--- What the task asks ---
Print exactly, please, the lines from the top of the entries below up to and including the line with "#resultsTable tr.selected td", and nothing else; pictures are excluded.

(Figure scripts)

■ ■ ■ ■ ■ ■ ■

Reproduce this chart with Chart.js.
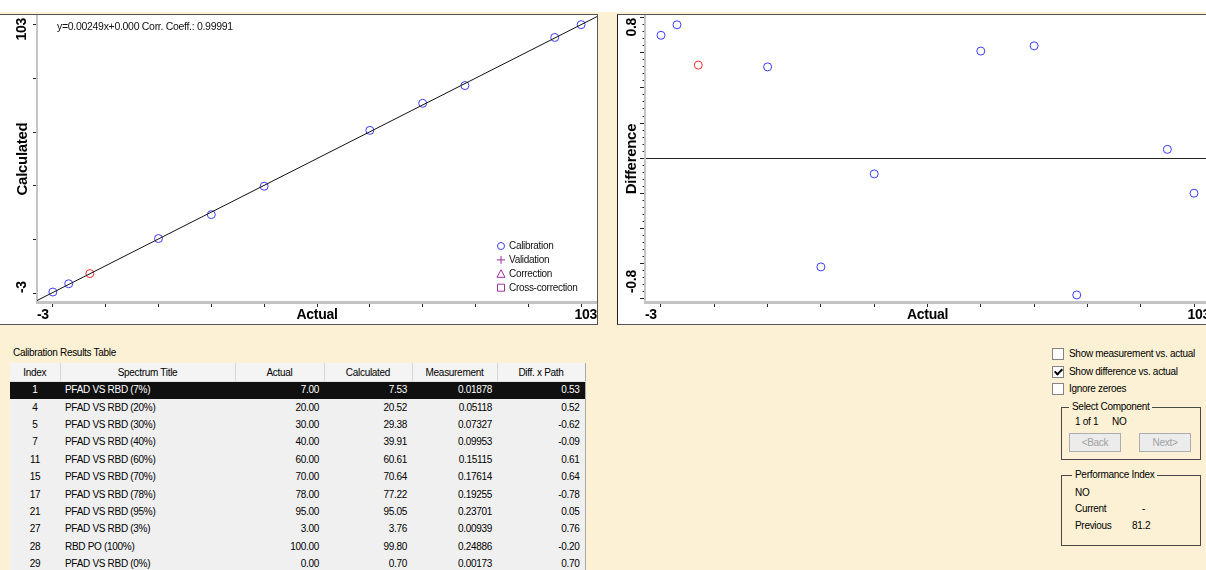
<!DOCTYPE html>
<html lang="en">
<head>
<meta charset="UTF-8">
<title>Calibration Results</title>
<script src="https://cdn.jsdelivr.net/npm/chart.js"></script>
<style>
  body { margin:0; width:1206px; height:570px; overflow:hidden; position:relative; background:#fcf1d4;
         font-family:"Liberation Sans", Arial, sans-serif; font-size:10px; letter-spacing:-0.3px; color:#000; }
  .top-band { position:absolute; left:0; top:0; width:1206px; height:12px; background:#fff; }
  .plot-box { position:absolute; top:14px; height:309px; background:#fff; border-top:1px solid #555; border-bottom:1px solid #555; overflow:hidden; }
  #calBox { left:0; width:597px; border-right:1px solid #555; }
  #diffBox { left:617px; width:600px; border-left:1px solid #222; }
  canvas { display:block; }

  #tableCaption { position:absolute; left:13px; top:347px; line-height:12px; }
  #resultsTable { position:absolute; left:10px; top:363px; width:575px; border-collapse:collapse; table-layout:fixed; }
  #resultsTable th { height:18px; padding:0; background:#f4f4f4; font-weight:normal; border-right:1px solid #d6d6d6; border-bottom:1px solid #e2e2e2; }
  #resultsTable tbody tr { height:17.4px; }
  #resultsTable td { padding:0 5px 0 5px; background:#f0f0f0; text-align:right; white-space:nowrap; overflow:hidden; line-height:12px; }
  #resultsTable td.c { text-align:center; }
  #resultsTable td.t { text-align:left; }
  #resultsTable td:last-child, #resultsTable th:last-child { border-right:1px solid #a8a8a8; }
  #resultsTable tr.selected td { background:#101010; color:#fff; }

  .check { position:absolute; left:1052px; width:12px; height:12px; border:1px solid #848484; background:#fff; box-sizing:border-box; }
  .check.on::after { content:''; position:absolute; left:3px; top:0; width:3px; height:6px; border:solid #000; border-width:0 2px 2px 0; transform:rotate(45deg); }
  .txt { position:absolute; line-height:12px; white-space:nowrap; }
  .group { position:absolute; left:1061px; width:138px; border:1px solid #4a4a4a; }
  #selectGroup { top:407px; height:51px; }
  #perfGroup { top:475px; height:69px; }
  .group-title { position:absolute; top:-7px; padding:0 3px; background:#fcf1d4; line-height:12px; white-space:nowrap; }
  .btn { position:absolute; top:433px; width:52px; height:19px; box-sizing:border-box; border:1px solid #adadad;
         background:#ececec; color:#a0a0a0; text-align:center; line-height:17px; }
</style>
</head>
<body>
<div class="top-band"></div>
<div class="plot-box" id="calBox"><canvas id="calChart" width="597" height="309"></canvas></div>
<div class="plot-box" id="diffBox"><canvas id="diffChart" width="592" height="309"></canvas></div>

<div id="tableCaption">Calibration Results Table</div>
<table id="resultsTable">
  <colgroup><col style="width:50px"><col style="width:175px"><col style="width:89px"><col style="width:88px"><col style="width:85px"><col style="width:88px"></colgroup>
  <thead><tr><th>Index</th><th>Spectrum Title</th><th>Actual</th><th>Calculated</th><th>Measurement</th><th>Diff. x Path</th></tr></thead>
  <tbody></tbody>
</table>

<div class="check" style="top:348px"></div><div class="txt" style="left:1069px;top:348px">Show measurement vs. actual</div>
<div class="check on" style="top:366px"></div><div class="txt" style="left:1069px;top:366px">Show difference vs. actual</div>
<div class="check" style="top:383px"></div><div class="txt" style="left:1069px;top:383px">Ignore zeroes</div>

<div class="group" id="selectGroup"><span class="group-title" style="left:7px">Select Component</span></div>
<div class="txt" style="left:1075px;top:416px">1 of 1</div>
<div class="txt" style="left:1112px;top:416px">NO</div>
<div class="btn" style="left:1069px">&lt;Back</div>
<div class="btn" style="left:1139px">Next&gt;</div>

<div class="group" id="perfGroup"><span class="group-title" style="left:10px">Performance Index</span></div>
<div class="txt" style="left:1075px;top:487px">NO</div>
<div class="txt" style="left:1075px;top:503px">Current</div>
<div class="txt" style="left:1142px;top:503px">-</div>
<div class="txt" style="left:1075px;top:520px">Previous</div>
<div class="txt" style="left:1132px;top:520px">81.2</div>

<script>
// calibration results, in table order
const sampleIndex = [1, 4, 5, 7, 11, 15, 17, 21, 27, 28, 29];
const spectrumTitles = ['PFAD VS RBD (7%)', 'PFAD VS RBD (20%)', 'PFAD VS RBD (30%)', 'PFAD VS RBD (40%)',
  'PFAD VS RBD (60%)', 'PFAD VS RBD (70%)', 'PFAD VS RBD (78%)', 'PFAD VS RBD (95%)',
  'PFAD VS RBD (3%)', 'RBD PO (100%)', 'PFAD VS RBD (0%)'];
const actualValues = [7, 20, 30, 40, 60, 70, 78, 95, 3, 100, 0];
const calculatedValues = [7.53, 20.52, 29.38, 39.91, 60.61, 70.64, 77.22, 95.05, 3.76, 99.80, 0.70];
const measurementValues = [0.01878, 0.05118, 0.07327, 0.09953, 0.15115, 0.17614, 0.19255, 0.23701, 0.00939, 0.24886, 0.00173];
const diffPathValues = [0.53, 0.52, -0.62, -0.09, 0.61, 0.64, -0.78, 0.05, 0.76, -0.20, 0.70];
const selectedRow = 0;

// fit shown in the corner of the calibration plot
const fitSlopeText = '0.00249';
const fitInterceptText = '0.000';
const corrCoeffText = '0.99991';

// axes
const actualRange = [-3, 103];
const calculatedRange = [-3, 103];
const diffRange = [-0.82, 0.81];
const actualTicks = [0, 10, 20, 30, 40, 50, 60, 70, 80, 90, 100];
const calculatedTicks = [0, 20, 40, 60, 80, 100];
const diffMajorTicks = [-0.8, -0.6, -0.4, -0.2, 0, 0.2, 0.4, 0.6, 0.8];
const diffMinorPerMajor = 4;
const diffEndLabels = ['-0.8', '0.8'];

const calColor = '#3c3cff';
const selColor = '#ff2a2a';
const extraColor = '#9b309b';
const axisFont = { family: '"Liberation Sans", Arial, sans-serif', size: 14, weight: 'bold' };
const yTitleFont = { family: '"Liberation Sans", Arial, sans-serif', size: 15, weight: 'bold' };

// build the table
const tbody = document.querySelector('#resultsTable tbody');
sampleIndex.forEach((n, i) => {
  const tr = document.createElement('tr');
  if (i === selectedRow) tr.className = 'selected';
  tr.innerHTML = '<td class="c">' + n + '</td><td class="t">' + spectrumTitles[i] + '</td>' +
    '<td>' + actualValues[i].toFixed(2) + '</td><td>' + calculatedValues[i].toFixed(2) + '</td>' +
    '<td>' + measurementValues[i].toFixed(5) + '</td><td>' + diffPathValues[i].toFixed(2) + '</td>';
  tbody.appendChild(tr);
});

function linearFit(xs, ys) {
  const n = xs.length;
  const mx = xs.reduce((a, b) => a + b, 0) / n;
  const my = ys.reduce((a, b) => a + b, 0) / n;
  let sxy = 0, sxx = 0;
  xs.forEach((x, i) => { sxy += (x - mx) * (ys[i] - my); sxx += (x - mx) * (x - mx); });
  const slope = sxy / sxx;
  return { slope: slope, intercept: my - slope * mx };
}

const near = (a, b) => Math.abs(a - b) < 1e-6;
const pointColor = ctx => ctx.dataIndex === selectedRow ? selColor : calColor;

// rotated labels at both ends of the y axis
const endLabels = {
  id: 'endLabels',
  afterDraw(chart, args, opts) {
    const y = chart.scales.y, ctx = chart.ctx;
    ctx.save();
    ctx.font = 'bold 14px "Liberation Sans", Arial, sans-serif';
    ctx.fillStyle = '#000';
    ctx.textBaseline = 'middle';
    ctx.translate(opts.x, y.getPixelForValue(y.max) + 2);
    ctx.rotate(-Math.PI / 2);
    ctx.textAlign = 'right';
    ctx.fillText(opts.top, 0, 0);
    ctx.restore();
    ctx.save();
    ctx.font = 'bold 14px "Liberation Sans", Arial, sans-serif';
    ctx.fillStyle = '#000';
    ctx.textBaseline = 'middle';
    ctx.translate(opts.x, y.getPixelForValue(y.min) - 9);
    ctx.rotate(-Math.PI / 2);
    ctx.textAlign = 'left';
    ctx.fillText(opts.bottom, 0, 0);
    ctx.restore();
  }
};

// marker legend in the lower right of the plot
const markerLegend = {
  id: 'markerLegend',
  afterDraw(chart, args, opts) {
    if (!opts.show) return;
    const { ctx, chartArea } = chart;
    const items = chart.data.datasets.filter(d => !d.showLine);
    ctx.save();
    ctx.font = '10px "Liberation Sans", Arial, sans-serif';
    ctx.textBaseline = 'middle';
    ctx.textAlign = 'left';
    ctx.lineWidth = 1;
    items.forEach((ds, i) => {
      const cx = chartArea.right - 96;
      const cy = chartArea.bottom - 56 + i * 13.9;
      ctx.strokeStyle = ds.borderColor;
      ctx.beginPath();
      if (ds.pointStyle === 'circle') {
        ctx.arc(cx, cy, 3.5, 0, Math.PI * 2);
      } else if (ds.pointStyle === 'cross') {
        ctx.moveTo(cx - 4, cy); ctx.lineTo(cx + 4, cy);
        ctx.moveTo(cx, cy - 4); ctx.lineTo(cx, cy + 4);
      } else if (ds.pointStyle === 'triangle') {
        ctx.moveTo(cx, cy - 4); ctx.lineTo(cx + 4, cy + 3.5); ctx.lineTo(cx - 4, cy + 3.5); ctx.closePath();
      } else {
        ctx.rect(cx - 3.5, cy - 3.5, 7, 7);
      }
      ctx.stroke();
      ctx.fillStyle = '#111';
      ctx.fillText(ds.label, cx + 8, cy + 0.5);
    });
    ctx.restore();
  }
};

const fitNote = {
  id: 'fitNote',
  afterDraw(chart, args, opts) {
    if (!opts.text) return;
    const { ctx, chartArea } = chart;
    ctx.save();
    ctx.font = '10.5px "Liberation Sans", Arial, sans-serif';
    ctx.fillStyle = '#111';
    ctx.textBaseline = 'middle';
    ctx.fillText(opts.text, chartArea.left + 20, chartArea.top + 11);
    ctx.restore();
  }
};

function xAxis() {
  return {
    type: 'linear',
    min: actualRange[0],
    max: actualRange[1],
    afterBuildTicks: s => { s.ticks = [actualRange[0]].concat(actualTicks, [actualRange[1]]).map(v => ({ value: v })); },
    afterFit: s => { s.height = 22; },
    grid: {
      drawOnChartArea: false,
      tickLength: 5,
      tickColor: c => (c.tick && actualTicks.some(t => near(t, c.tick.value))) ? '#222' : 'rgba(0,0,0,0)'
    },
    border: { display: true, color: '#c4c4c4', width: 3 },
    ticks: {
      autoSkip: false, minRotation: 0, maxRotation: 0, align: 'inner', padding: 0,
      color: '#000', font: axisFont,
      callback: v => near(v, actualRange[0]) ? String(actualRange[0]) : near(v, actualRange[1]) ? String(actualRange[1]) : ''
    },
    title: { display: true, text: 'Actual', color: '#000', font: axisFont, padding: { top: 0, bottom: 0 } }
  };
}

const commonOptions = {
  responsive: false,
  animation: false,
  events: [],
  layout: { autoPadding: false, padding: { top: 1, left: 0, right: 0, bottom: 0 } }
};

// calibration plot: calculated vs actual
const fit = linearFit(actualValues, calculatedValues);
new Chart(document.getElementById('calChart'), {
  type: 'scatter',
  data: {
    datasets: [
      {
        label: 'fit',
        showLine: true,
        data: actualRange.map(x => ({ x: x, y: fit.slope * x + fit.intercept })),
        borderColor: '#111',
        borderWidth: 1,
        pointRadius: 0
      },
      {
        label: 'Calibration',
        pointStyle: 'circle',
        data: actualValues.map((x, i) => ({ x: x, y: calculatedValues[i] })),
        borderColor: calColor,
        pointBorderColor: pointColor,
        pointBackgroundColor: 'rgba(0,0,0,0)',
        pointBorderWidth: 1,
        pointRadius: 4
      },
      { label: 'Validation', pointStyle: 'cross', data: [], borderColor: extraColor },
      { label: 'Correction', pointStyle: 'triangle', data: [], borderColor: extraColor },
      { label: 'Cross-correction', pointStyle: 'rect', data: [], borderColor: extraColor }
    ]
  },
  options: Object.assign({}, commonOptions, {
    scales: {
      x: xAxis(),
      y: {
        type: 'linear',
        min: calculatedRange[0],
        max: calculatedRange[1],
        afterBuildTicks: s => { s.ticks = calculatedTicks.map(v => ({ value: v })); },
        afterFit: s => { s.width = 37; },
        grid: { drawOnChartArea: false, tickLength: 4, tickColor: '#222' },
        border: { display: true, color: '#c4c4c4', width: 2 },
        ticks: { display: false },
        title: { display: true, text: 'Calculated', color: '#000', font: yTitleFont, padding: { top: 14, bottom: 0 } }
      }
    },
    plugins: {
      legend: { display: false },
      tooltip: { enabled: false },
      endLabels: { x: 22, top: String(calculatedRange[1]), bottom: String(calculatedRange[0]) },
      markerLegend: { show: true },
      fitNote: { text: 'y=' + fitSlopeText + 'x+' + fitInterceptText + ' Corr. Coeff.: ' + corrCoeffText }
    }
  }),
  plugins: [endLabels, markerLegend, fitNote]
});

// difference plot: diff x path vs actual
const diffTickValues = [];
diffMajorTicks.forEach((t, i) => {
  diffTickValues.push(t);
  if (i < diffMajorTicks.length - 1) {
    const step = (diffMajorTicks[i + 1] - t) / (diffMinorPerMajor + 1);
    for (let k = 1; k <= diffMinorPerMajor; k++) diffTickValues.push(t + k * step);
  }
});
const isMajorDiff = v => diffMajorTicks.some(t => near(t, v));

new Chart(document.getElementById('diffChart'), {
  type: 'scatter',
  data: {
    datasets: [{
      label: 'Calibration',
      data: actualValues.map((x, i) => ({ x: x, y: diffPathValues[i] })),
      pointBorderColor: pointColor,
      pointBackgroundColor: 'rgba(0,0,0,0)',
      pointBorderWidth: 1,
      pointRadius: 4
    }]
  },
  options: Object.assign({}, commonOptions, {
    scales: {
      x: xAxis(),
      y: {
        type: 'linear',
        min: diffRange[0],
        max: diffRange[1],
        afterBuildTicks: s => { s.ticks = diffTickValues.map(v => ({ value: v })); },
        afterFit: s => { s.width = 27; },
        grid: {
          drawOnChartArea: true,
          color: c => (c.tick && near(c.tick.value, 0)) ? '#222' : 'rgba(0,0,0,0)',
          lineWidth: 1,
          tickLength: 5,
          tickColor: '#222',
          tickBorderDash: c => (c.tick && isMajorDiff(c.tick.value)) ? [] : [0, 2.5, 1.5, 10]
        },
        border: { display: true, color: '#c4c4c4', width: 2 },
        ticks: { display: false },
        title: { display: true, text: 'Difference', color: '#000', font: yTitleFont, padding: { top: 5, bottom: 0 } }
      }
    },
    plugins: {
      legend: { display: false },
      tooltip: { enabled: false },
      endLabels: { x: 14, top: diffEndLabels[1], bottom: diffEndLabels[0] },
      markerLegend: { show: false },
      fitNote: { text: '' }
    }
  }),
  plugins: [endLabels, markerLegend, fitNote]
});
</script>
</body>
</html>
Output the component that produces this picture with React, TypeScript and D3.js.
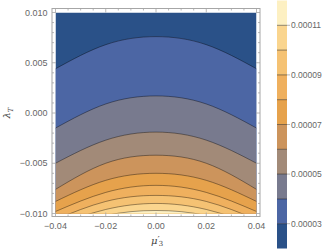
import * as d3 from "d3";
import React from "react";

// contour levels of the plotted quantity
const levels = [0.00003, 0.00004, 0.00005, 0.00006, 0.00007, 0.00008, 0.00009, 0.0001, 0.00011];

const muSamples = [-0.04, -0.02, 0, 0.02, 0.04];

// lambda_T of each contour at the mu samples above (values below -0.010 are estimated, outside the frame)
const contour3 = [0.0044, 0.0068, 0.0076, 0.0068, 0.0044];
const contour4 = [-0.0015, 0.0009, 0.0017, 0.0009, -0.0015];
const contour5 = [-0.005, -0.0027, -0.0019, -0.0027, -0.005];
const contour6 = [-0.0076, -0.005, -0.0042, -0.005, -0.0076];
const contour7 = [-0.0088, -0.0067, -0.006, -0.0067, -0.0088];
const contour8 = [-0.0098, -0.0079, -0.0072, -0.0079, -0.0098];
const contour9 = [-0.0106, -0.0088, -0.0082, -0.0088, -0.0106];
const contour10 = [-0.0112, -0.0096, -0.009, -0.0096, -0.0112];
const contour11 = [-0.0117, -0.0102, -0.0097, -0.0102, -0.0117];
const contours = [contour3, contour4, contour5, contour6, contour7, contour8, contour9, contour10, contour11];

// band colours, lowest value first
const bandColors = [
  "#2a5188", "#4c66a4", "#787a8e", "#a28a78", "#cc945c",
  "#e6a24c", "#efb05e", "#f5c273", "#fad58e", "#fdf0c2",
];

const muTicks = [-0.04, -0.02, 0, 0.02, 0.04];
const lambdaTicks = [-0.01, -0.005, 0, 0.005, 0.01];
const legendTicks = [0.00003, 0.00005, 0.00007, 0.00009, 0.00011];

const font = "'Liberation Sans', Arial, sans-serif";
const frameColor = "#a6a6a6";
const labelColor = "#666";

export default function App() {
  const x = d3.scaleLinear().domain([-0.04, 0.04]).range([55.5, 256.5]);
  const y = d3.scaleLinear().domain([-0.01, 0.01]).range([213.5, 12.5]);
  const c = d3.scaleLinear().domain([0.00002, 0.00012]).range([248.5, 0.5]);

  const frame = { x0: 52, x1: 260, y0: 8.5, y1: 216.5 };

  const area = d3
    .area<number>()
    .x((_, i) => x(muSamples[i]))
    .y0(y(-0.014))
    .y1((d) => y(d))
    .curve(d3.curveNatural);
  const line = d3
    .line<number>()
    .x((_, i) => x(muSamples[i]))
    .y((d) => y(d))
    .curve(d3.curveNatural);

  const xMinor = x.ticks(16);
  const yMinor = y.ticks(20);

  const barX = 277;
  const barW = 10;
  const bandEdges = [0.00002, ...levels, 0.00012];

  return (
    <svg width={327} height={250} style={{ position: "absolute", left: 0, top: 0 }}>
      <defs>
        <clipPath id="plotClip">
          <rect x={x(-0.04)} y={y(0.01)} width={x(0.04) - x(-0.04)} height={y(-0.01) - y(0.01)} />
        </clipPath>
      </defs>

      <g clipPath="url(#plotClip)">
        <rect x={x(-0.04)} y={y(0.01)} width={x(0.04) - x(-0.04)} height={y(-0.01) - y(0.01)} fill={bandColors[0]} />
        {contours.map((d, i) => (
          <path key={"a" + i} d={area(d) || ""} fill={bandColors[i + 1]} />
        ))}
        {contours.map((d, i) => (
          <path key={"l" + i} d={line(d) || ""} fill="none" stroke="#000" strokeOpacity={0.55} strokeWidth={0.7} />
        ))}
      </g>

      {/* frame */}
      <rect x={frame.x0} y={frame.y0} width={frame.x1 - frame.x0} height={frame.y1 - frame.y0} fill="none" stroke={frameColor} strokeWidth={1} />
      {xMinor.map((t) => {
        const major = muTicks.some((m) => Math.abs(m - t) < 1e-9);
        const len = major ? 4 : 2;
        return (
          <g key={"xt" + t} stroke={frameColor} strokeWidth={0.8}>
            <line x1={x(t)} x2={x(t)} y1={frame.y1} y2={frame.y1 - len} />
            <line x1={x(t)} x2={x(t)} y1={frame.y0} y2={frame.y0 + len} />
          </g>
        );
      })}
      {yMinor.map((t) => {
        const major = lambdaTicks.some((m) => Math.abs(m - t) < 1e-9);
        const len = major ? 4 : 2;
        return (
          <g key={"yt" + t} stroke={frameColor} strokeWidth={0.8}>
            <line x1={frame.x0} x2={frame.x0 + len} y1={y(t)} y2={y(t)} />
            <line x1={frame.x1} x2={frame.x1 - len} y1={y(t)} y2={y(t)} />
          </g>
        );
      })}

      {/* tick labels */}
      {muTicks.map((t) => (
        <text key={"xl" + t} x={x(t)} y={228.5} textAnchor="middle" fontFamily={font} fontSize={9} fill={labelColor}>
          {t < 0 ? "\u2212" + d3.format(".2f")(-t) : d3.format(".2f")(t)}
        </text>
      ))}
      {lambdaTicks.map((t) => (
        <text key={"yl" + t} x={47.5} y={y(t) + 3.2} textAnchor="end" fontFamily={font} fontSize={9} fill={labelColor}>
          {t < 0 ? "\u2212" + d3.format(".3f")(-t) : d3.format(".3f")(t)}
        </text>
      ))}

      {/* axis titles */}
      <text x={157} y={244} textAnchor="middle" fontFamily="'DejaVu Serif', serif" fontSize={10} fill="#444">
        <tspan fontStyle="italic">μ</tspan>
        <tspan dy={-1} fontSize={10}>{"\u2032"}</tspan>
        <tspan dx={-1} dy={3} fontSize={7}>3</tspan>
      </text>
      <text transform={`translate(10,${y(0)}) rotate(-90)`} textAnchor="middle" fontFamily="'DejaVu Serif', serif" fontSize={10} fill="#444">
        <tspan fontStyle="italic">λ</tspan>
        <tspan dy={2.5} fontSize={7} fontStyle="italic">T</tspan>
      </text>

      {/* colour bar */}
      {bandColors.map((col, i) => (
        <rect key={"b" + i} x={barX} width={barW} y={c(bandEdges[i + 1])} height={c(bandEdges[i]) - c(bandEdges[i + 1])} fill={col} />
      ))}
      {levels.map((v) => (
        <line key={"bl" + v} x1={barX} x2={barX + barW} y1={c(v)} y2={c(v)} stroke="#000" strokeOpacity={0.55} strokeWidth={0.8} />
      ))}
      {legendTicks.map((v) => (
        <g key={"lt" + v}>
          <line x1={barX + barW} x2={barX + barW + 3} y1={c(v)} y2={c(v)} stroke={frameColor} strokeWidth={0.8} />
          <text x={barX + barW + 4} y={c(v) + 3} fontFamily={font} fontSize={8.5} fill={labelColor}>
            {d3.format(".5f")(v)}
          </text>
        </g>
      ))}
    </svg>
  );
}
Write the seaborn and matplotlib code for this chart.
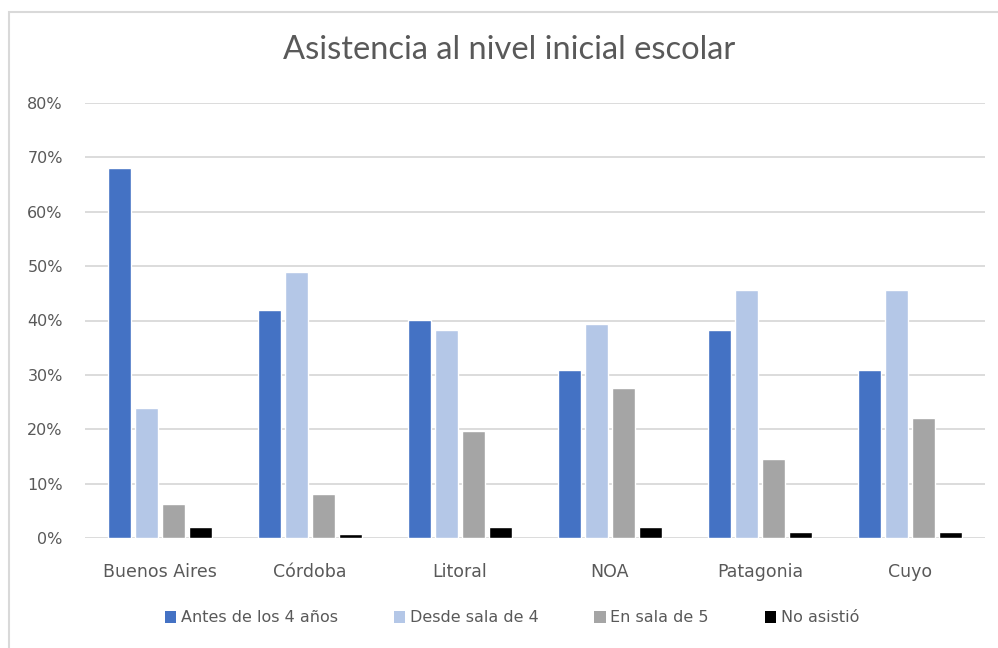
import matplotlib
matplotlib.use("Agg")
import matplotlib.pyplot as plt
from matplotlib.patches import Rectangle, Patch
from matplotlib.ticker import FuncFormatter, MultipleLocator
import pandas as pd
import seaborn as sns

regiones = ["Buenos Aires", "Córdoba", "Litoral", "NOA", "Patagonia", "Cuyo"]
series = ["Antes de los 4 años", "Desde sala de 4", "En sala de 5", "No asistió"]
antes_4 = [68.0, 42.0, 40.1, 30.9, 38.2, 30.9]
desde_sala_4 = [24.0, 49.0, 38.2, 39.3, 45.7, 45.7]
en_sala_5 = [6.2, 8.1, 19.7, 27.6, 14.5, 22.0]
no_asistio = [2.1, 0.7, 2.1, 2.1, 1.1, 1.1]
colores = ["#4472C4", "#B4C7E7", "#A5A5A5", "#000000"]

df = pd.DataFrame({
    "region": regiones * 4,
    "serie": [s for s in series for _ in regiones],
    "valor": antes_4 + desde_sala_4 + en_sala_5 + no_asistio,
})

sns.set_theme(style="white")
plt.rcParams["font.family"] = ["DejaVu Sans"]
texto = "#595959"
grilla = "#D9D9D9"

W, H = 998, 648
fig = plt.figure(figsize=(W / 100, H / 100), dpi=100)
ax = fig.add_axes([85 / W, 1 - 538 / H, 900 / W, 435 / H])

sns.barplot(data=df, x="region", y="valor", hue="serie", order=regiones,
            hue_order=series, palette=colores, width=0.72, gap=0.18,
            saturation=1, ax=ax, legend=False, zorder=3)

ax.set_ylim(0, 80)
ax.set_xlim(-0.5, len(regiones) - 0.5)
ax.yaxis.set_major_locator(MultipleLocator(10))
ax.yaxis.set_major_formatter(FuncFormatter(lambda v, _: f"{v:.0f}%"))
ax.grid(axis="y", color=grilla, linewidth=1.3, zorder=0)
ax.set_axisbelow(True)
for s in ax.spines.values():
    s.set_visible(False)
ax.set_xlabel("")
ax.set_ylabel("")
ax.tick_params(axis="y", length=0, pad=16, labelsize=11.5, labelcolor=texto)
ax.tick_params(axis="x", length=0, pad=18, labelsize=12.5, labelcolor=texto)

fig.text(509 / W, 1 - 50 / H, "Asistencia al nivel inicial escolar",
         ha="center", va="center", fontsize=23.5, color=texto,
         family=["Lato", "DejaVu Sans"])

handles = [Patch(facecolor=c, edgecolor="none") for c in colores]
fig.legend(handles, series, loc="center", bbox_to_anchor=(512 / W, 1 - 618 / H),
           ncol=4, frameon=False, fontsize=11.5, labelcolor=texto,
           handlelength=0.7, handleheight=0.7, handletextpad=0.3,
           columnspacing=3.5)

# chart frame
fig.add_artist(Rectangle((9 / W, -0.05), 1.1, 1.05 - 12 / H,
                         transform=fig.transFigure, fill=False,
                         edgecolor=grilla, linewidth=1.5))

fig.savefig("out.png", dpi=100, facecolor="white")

■ ■ ■ ■ ■ ■ ■

--- Finished task ---
Reproduce this chart with Chart.js.
<!DOCTYPE html>
<html lang="en">
<head>
<meta charset="UTF-8">
<title>Calibration Results</title>
<script src="https://cdn.jsdelivr.net/npm/chart.js"></script>
<style>
  body { margin:0; width:1206px; height:570px; overflow:hidden; position:relative; background:#fcf1d4;
         font-family:"Liberation Sans", Arial, sans-serif; font-size:10px; letter-spacing:-0.3px; color:#000; }
  .top-band { position:absolute; left:0; top:0; width:1206px; height:12px; background:#fff; }
  .plot-box { position:absolute; top:14px; height:309px; background:#fff; border-top:1px solid #555; border-bottom:1px solid #555; overflow:hidden; }
  #calBox { left:0; width:597px; border-right:1px solid #555; }
  #diffBox { left:617px; width:600px; border-left:1px solid #222; }
  canvas { display:block; }

  #tableCaption { position:absolute; left:13px; top:347px; line-height:12px; }
  #resultsTable { position:absolute; left:10px; top:363px; width:575px; border-collapse:collapse; table-layout:fixed; }
  #resultsTable th { height:18px; padding:0; background:#f4f4f4; font-weight:normal; border-right:1px solid #d6d6d6; border-bottom:1px solid #e2e2e2; }
  #resultsTable tbody tr { height:17.4px; }
  #resultsTable td { padding:0 5px 0 5px; background:#f0f0f0; text-align:right; white-space:nowrap; overflow:hidden; line-height:12px; }
  #resultsTable td.c { text-align:center; }
  #resultsTable td.t { text-align:left; }
  #resultsTable td:last-child, #resultsTable th:last-child { border-right:1px solid #a8a8a8; }
  #resultsTable tr.selected td { background:#101010; color:#fff; }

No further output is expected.